Enough already, shut up and finish. One step at a time, just get your butt across the line and be done. And I did. But as soon as I saw Tim waiting for me in the final 1/4 mile...I broke down again. The one person that would get it, he had been there himself and I knew I could just let it go. He ran with me to the finish where I continued to hang my pathetic head, tears streaming and snot flowing. The only people that wanted anything to do with me at that point were Tim, Brayden, Ryan and my mom. My dad, God love him, didn't know what to do or say...nor did I. It just wasn't my day. I had put all my energy into what it would be like to beat my time and never thought about what it would mean if I didn't.
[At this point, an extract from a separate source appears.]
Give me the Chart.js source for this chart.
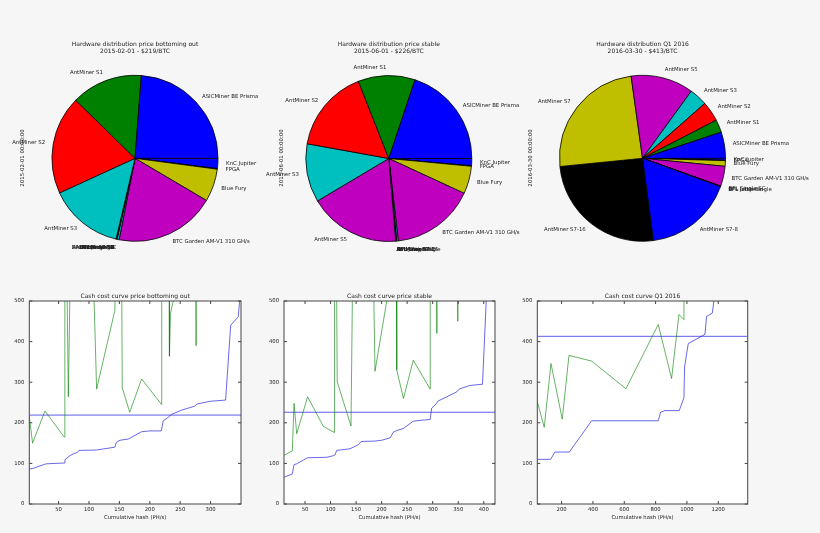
<!DOCTYPE html>
<html>
<head>
<meta charset="utf-8">
<script src="https://cdn.jsdelivr.net/npm/chart.js@4"></script>
<style>
html, body { margin: 0; padding: 0; background: #f6f6f6; }
#wrap { position: relative; width: 820px; height: 533px; overflow: hidden; }
canvas { position: absolute; }
</style>
</head>
<body>
<div id="wrap">
  <canvas id="pie1"></canvas>
  <canvas id="pie2"></canvas>
  <canvas id="pie3"></canvas>
  <canvas id="cost1"></canvas>
  <canvas id="cost2"></canvas>
  <canvas id="cost3"></canvas>
</div>
<script>
// ---- data ----
const hwLabels = ['ASICMiner BE Prisma', 'AntMiner S1', 'AntMiner S2', 'AntMiner S3', 'AntMiner S5',
  'AntMiner S7', 'AntMiner S7-16', 'AntMiner S7-8', 'BFL Jalapeno', 'BFL Little Single', 'BFL Single SC',
  'BTC Garden AM-V1 310 GH/s', 'Blue Fury', 'FPGA', 'KnC Jupiter'];

const share1 = [23.8, 13.9, 19.2, 14.5, 0, 0, 0, 0, 0.1, 0.1, 0.4, 19.6, 6.4, 0.1, 2.0];
const share2 = [19.9, 11.1, 16.2, 11.4, 17.8, 0, 0, 0, 0.1, 0.1, 0.3, 16.3, 5.4, 0.1, 1.4];
const share3 = [5.1, 2.5, 3.9, 3.5, 12.2, 24.4, 25.5, 17.4, 0.03, 0.03, 0.03, 3.9, 1.1, 0.05, 0.4];

const pieTitles = ['Hardware distribution price bottoming out', 'Hardware distribution price stable', 'Hardware distribution Q1 2016'];
const pieSubtitles = ['2015-02-01 - $219/BTC', '2015-06-01 - $226/BTC', '2016-03-30 - $413/BTC'];
const pieDates = ['2015-02-01 00:00:00', '2015-06-01 00:00:00', '2016-03-30 00:00:00'];

const cost1X = [1.8, 8.3, 27.5, 30, 59.3, 60.4, 68.6, 75, 81, 83.4, 112.5, 142.6, 145, 151, 164.6, 186.5, 200, 219, 222, 230, 236, 252, 274, 277, 299, 324.7, 333, 345.5, 348, 350];
const cost1Y = [86, 88, 98, 99, 101, 109, 119, 124, 127, 132, 133, 140, 152, 157, 160, 178, 180, 180, 205, 213, 221, 231, 241, 246, 253, 256, 440, 461, 505, 600];
const green1X = [1.8, 7.2, 27.5, 59.3, 60.3, 63.3, 66, 69.5, 106.5, 112.5, 142.6, 143, 153.6, 154.7, 167, 186.5, 219.4, 219.6, 231.8, 232.3, 234, 253, 275.8, 276, 276.3, 350];
const green1Y = [215, 150, 229, 165, 600, 600, 264, 600, 600, 283, 477, 600, 600, 286, 226, 308, 245, 600, 600, 364, 469, 600, 600, 390, 600, 600];

const cost2X = [8.8, 25.2, 28.4, 33.7, 53.3, 56.5, 92.5, 105.5, 108.8, 112, 118.6, 138, 154.5, 159.7, 187, 200, 216.6, 223, 229.6, 242.7, 262, 275, 295, 298, 304.7, 311, 327.6, 347, 351.8, 373, 397.5, 405, 422];
const cost2Y = [66, 74, 97, 99, 113, 114, 115, 119, 121, 132, 133, 136, 146, 154, 155, 157, 163, 177, 181, 186, 204, 206, 208, 236, 244, 254, 264, 276, 283, 292, 295, 505, 600];
const green2X = [8.8, 25.2, 28.4, 33.7, 55, 86, 107.5, 107.8, 111.5, 113, 140, 143.5, 183.5, 187, 214, 229, 229.6, 242.7, 262, 295, 295.2, 307.8, 308, 308.3, 348.8, 349, 349.3, 422];
const green2Y = [120, 131, 248, 173, 264, 191, 176, 600, 600, 301, 192, 600, 600, 327, 530, 600, 330, 260, 354, 283, 600, 600, 420, 600, 600, 450, 600, 600];

const cost3X = [44.7, 129.8, 157.4, 249, 391.5, 817, 832, 859.6, 951, 981, 985, 1008.5, 1115, 1125.5, 1161.7, 1174, 1388];
const cost3Y = [110, 110, 128, 128, 205, 205, 226, 230, 230, 262, 338, 395, 418, 462, 470, 505, 600];
const green3X = [44.7, 89, 132, 204, 246.8, 391.5, 610.6, 817, 902, 949, 981, 981.5, 1388];
const green3Y = [252, 189, 346, 209, 366, 352, 284, 442, 309, 467, 454, 600, 600];

const prices = [219, 226, 413];
const costTitles = ['Cash cost curve price bottoming out', 'Cash cost curve price stable', 'Cash cost curve Q1 2016'];
const xTicks1 = [50, 100, 150, 200, 250, 300];
const xTicks2 = [50, 100, 150, 200, 250, 300, 350, 400];
const xTicks3 = [200, 400, 600, 800, 1000, 1200];
const yTicks = [0, 100, 200, 300, 400, 500];

// ---- styling ----
const FONT = 'DejaVu Sans';
const mplColors = ['#0000ff', '#008000', '#ff0000', '#00bfbf', '#bf00bf', '#bfbf00', '#000000'];

function place(id, left, top, w, h) {
  const c = document.getElementById(id);
  c.width = w; c.height = h;
  c.style.left = left + 'px'; c.style.top = top + 'px';
  return c;
}

// labels, titles and rotated date for the pies
const pieText = {
  id: 'pieText',
  afterDraw(chart, args, o) {
    const ctx = chart.ctx;
    const meta = chart.getDatasetMeta(0);
    const labels = chart.data.labels;
    ctx.save();
    ctx.fillStyle = '#222';
    ctx.font = '5.4px "' + FONT + '"';
    ctx.textBaseline = 'middle';
    meta.data.forEach((arc, i) => {
      const p = arc.getProps(['x', 'y', 'startAngle', 'endAngle', 'outerRadius'], true);
      const mid = (p.startAngle + p.endAngle) / 2;
      const c = Math.cos(mid), s = Math.sin(mid);
      ctx.textAlign = c > 0 ? 'left' : 'right';
      ctx.fillText(labels[i], p.x + c * p.outerRadius * 1.1, p.y + s * p.outerRadius * 1.1);
    });
    ctx.textAlign = 'center';
    ctx.font = '6px "' + FONT + '"';
    ctx.fillText(o.title, o.cx, 14);
    ctx.fillText(o.subtitle, o.cx, 21.7);
    ctx.font = '5.4px "' + FONT + '"';
    ctx.translate(o.ylabelX, 128);
    ctx.rotate(-Math.PI / 2);
    ctx.fillText(o.ylabel, 0, 0);
    ctx.restore();
  }
};

function pieChart(id, box, values, idx) {
  const top = 30, height = 240, bw = 0.8;
  const side = 2 * box.r + bw;
  const padLeft = box.cx - box.left - side / 2;
  const padTop = box.cy - top - side / 2;
  const canvas = place(id, box.left, top, box.width, height);
  const colors = hwLabels.map((l, i) => mplColors[i % mplColors.length]);
  new Chart(canvas, {
    type: 'pie',
    data: {
      // matplotlib goes counter-clockwise from 3 o'clock, so feed the slices reversed
      labels: hwLabels.slice().reverse(),
      datasets: [{
        data: values.slice().reverse(),
        backgroundColor: colors.slice().reverse(),
        borderColor: '#000',
        borderWidth: bw,
        hoverOffset: 0
      }]
    },
    options: {
      responsive: false,
      animation: false,
      events: [],
      rotation: 90,
      layout: { padding: { left: padLeft, top: padTop, right: box.width - padLeft - side, bottom: height - padTop - side } },
      plugins: {
        legend: { display: false },
        tooltip: { enabled: false },
        pieText: {
          title: pieTitles[idx], subtitle: pieSubtitles[idx], ylabel: pieDates[idx],
          cx: box.cx - box.left, ylabelX: box.ylabelX - box.left
        }
      }
    },
    plugins: [pieText]
  });
}

pieChart('pie1', { cx: 135, cy: 158.3, r: 83, left: 0, width: 270, ylabelX: 22.7 }, share1, 0);
pieChart('pie2', { cx: 388.8, cy: 158.5, r: 83, left: 254, width: 270, ylabelX: 281.7 }, share2, 1);
pieChart('pie3', { cx: 642.5, cy: 158.3, r: 83, left: 508, width: 312, ylabelX: 531 }, share3, 2);

// white plot area, black frame with inward ticks, titles
const frame = {
  id: 'frame',
  beforeDraw(chart) {
    const a = chart.chartArea, ctx = chart.ctx;
    ctx.save();
    ctx.fillStyle = '#fff';
    ctx.fillRect(a.left, a.top, a.right - a.left, a.bottom - a.top);
    ctx.restore();
  },
  afterDraw(chart, args, o) {
    const a = chart.chartArea, ctx = chart.ctx;
    const x = chart.scales.x, y = chart.scales.y;
    ctx.save();
    ctx.strokeStyle = '#444';
    ctx.lineWidth = 1;
    ctx.strokeRect(a.left, a.top, a.right - a.left, a.bottom - a.top);
    ctx.beginPath();
    x.ticks.forEach(t => {
      const px = x.getPixelForValue(t.value);
      ctx.moveTo(px, a.bottom); ctx.lineTo(px, a.bottom - 3);
      ctx.moveTo(px, a.top); ctx.lineTo(px, a.top + 3);
    });
    y.ticks.forEach(t => {
      const py = y.getPixelForValue(t.value);
      ctx.moveTo(a.left, py); ctx.lineTo(a.left + 3, py);
      ctx.moveTo(a.right, py); ctx.lineTo(a.right - 3, py);
    });
    ctx.stroke();
    ctx.fillStyle = '#222';
    ctx.textAlign = 'center';
    ctx.textBaseline = 'middle';
    ctx.font = '6px "' + FONT + '"';
    ctx.fillText(o.title, (a.left + a.right) / 2, 11);
    ctx.font = '5.3px "' + FONT + '"';
    ctx.fillText('Cumulative hash (PH/s)', (a.left + a.right) / 2, 233);
    ctx.restore();
  }
};

// plain numbers, no thousands separator
const plainLabels = ax => { ax.ticks.forEach(t => { t.label = String(t.value); }); };

function costChart(id, box, costX, costY, gX, gY, price, xTicks, idx) {
  const top = 285, height = 248;
  const canvasLeft = Math.floor(box.left) - 29;
  const yWidth = box.left - canvasLeft;
  const width = Math.ceil(box.right - canvasLeft) + 12;
  const canvas = place(id, canvasLeft, top, width, height);
  const xMin = Math.min(...costX, ...gX), xMax = Math.max(...costX, ...gX);
  const pts = (xs, ys) => xs.map((v, i) => ({ x: v, y: ys[i] }));
  const tickFont = { family: FONT, size: 5.3 };
  new Chart(canvas, {
    type: 'line',
    data: {
      datasets: [
        { data: pts(costX, costY), borderColor: 'rgba(40,40,220,0.7)', borderWidth: 1 },
        { data: pts(gX, gY), borderColor: 'rgba(0,128,0,0.6)', borderWidth: 1 },
        { data: [{ x: xMin, y: price }, { x: xMax, y: price }], borderColor: 'rgba(40,40,230,0.75)', borderWidth: 1 }
      ]
    },
    options: {
      responsive: false,
      animation: false,
      events: [],
      elements: { point: { radius: 0 }, line: { tension: 0 } },
      layout: { padding: { left: 0, top: 16, right: width - (box.right - canvasLeft), bottom: 0 } },
      scales: {
        x: {
          type: 'linear', min: xMin, max: xMax,
          grid: { display: false, drawTicks: false },
          border: { display: false },
          ticks: { font: tickFont, color: '#222', padding: 2, maxRotation: 0, autoSkip: false },
          afterBuildTicks: ax => { ax.ticks = xTicks.map(v => ({ value: v })); },
          afterTickToLabelConversion: plainLabels,
          afterFit: ax => { ax.height = 29; }
        },
        y: {
          min: 0, max: 500,
          grid: { display: false, drawTicks: false },
          border: { display: false },
          ticks: { font: tickFont, color: '#222', padding: 5 },
          afterBuildTicks: ax => { ax.ticks = yTicks.map(v => ({ value: v })); },
          afterTickToLabelConversion: plainLabels,
          afterFit: ax => { ax.width = yWidth; }
        }
      },
      plugins: {
        legend: { display: false },
        tooltip: { enabled: false },
        frame: { title: costTitles[idx] }
      }
    },
    plugins: [frame]
  });
}

costChart('cost1', { left: 29.3, right: 241 }, cost1X, cost1Y, green1X, green1Y, prices[0], xTicks1, 0);
costChart('cost2', { left: 284, right: 495 }, cost2X, cost2Y, green2X, green2Y, prices[1], xTicks2, 1);
costChart('cost3', { left: 537.3, right: 747.7 }, cost3X, cost3Y, green3X, green3Y, prices[2], xTicks3, 2);
</script>
</body>
</html>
I mentally withdrew after the bike and made a very bad decision on the run that cost me being able to salvage my race.

Positive outcomes/lessons learned:
1. Swim was still an improvement which is encouraging
2. Bike, despite the headwind, was feeling very strong
3. Race nutrition was great and I physically felt great
4. Let bad things go in the race, don't dwell
5. No more wearing a watch or if i do, don't focus on it
6. When coach says pick it up to moderate/fast...that doesn't translate into 30 seconds/mile faster...duh
7. Bad days happen
8. Prepare for the unexpected

So I'm done wallowing now. The big fish is at the end of September.